An aide to the foreign minister dismissed the police's announcement, saying that "past experience shows that the police's hasty recommendations speak for themselves, so there is no reason to get excited."
Lieberman was questioned by the police three months ago on suspicions of obstruction of justice and breach of trust, following information indicating he obtained a copy of classified information from an investigation held against him.
The former ambassador– who served until the affair was revealed as the legal advisor in Lieberman's office - confessed to police that he received and passed on the sensitive documents to Lieberman in October 2008. According to the investigators, Ben-Arieh responded to all of their questions.
Police sources told Ynet that the investigation yielded solid information according to which Lieberman's conduct could not be interpreted in any other way. "There is strong evidence in this case. Lieberman received, in practice, the core details of the investigation against him – before being summoned."
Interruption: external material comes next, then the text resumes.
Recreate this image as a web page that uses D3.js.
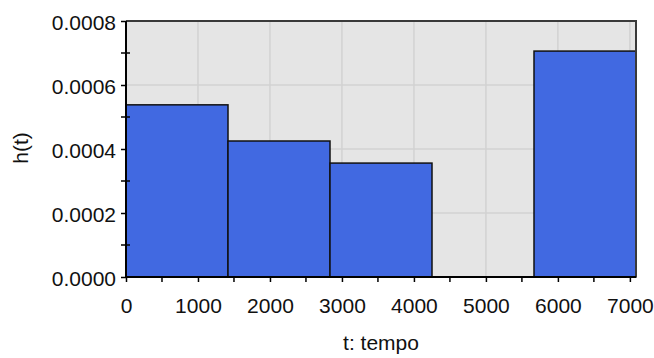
<!DOCTYPE html>
<html>
<head>
<meta charset="utf-8">
<script src="https://cdn.jsdelivr.net/npm/d3@7"></script>
<style>
  html, body { margin: 0; padding: 0; background: #ffffff; }
  svg { display: block; }
  text { font-family: Arial, "Liberation Sans", sans-serif; fill: #111111; }
</style>
</head>
<body>
<svg id="chart" width="654" height="358"></svg>
<script>
// Piecewise-constant hazard estimate h(t) over equal-width time intervals
const binStart = [0, 1417, 2834, 4251, 5668];
const binEnd   = [1417, 2834, 4251, 5668, 7085];
const hazard   = [0.000538, 0.000425, 0.000356, 0, 0.000706];

const xTickValues = [0, 1000, 2000, 3000, 4000, 5000, 6000, 7000];
const yTickValues = [0, 0.0002, 0.0004, 0.0006, 0.0008];
const xMinorTicks = [500, 1500, 2500, 3500, 4500, 5500, 6500];
const yMinorTicks = [0.0001, 0.0003, 0.0005, 0.0007];

const xLabel = "t: tempo";
const yLabel = "h(t)";

const W = 654, H = 358;
const plot = { left: 126, right: 636, top: 21, bottom: 277 };

const x = d3.scaleLinear().domain([0, 7085]).range([plot.left, plot.right]);
const y = d3.scaleLinear().domain([0, 0.0008]).range([plot.bottom, plot.top]);

const svg = d3.select("#chart");

// panel background
svg.append("rect")
  .attr("x", plot.left).attr("y", plot.top)
  .attr("width", plot.right - plot.left).attr("height", plot.bottom - plot.top)
  .attr("fill", "#e5e5e5");

// grid lines
const grid = svg.append("g").attr("stroke", "#d2d2d2").attr("stroke-width", 1.5);
grid.selectAll("line.vx").data(xTickValues.filter(v => v > 0)).join("line")
  .attr("x1", d => x(d)).attr("x2", d => x(d))
  .attr("y1", plot.top).attr("y2", plot.bottom);
grid.selectAll("line.hy").data(yTickValues.filter(v => v > 0)).join("line")
  .attr("x1", plot.left).attr("x2", plot.right)
  .attr("y1", d => y(d)).attr("y2", d => y(d));

// bars
const bins = binStart.map((s, i) => ({ s, e: binEnd[i], h: hazard[i] }));
svg.append("g").selectAll("rect").data(bins.filter(d => d.h > 0)).join("rect")
  .attr("x", d => x(d.s))
  .attr("y", d => y(d.h))
  .attr("width", d => x(d.e) - x(d.s))
  .attr("height", d => y(0) - y(d.h))
  .attr("fill", "#4169e1")
  .attr("stroke", "#111111")
  .attr("stroke-width", 1.5);

// frame: top and right
svg.append("path")
  .attr("d", `M${plot.left},${plot.top}H${plot.right}V${plot.bottom}`)
  .attr("fill", "none").attr("stroke", "#3a3a3a").attr("stroke-width", 2);

// x axis
const xAxis = d3.axisBottom(x).tickValues(xTickValues).tickSize(5).tickPadding(16)
  .tickFormat(d3.format("d"));
const gx = svg.append("g").attr("transform", `translate(0,${plot.bottom})`).call(xAxis);
gx.select(".domain").remove();
gx.selectAll(".tick line").attr("stroke", "#000").attr("stroke-width", 1.5);
gx.selectAll(".tick text").attr("font-size", 21).attr("fill", "#111111")
  .attr("font-family", "Arial, 'Liberation Sans', sans-serif");
gx.append("g").selectAll("line").data(xMinorTicks).join("line")
  .attr("x1", d => x(d)).attr("x2", d => x(d))
  .attr("y1", 0).attr("y2", 5)
  .attr("stroke", "#000").attr("stroke-width", 1.5);

// y axis
const yAxis = d3.axisLeft(y).tickValues(yTickValues).tickSize(5).tickPadding(5)
  .tickFormat(d3.format(".4f"));
const gy = svg.append("g").attr("transform", `translate(${plot.left},0)`).call(yAxis);
gy.select(".domain").remove();
gy.selectAll(".tick line").attr("stroke", "#000").attr("stroke-width", 1.5);
gy.selectAll(".tick text").attr("font-size", 21).attr("fill", "#111111")
  .attr("font-family", "Arial, 'Liberation Sans', sans-serif").attr("dy", "0.4em");
gy.append("g").selectAll("line").data(yMinorTicks).join("line")
  .attr("x1", -5).attr("x2", 4)
  .attr("y1", d => y(d)).attr("y2", d => y(d))
  .attr("stroke", "#000").attr("stroke-width", 1.5);

// axis lines: left and bottom
svg.append("path")
  .attr("d", `M${plot.left},${plot.top}V${plot.bottom}H${plot.right}`)
  .attr("fill", "none").attr("stroke", "#000").attr("stroke-width", 2);

// axis titles
svg.append("text")
  .attr("x", (plot.left + plot.right) / 2).attr("y", 350)
  .attr("text-anchor", "middle").attr("font-size", 21)
  .text(xLabel);
svg.append("text")
  .attr("transform", `translate(28,${(plot.top + plot.bottom) / 2 - 1}) rotate(-90)`)
  .attr("text-anchor", "middle").attr("font-size", 21)
  .text(yLabel);
</script>
</body>
</html>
Sources at the Nation Fraud Unit's Lahav-443 squad said that the police managed to reach Ben-Arieh within a short time, and that he confessed to the suspicions. He told the investigators that he had transferred the investigation material to Lieberman, strengthening the evidence against the foreign minister.
The top police brass was said to be stunned after National Fraud Unit investigators revealed the Lieberman was aware of the ongoing leg of the investigation in Belarus.
"Our entire Belarus probe was transparent to him," a police source told Ynet. "This wasn’t just a single document, but a series of papers revealing the whole of the investigation."
According to police suspicions, during the period Lieberman was serving as a Knesset member, Ben-Arieh received a request to transfer a document directly and discreetly from the Justice Ministry in Jerusalem to the authorities in Belarus regarding Lieberman's investigation.
The document was first handed to the Justice Ministry by Israel Police. It contained a request for legal assistance from the certified authorities in Belarus and outlined significant details regarding the investigation, including issues for which assistance was requested.
The ambassador reportedly copied the classified information detailed in the request ahead of Lieberman's visit to Belarus a year and a half ago. He then informed Lieberman of the request and illegally passed it on to him when the two met during the said visit.